D. Il web ha velocizzato e globalizzato la comunicazione, ma l’ha resa anche più superficiale. Il mondo della carta stampata è in crisi. La funzione del libro resiste al cambiamento globale?

G. C. Il libro è diventato un prodotto con una data di scadenza come gli yoghurt: se non funziona, se non vende, entro un mese sparisce dai banconi delle librerie. Un meccanismo perverso, perché molti libri non hanno il tempo di incontrare i loro lettori. Lettori che in teoria avrebbero una grande possibilità di scelta – in Italia si pubblicano 60.000 titoli l’anno – ma che poi nelle librerie trovano solo e sempre le stesse cose. Siamo nell’epoca del best-seller, si vende (e si legge) solo (o quasi) ciò che vende. Il che è un danno anche per gli editori: non a caso il mercato si è contratto, e i lettori sono diminuiti. Fino a che l’industria editoriale continuerà a perseguire questa visione delle cose, non vedo grandi miglioramenti all’orizzonte.

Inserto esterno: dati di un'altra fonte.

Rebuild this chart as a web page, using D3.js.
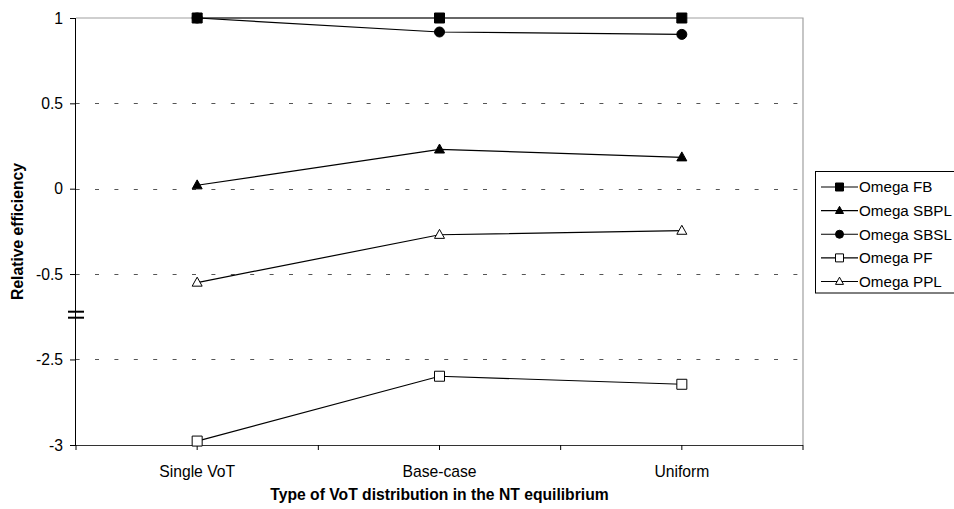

D. Il tuo personale rapporto con la scrittura letteraria è quotidiano e metodico o necessita del fuoco ispiratore? 

 G.C. Quotidiano e metodico: il fuoco ispiratore lo lascio ai geni come Mozart, che peraltro lavorava come un matto.


D. Cosa consiglieresti a un giovane scrittore che cominci adesso?

G.C. Leggere tantissimo; trovare un lavoro che ti permetta di scrivere: vivere di scrittura è molto difficile in un Paese dove si legge poco, e agli esordi tranne rari casi è quasi impossibile.

D. Cosa più vorresti dal futuro?

G.C. Per quanto riguarda me stesso, il tempo per veder crescere i miei figli e per scrivere le cose che non ho ancora scritto; per il resto, la fine del modello capitalista, che sta di fatto distruggendo il Pianeta che ci ospita privando di un futuro vivibile le generazioni che verranno. Non ho ricette alternative, ma non credo che sia compito di uno scrittore trovarle. In teoria, c’è gente pagata per farlo.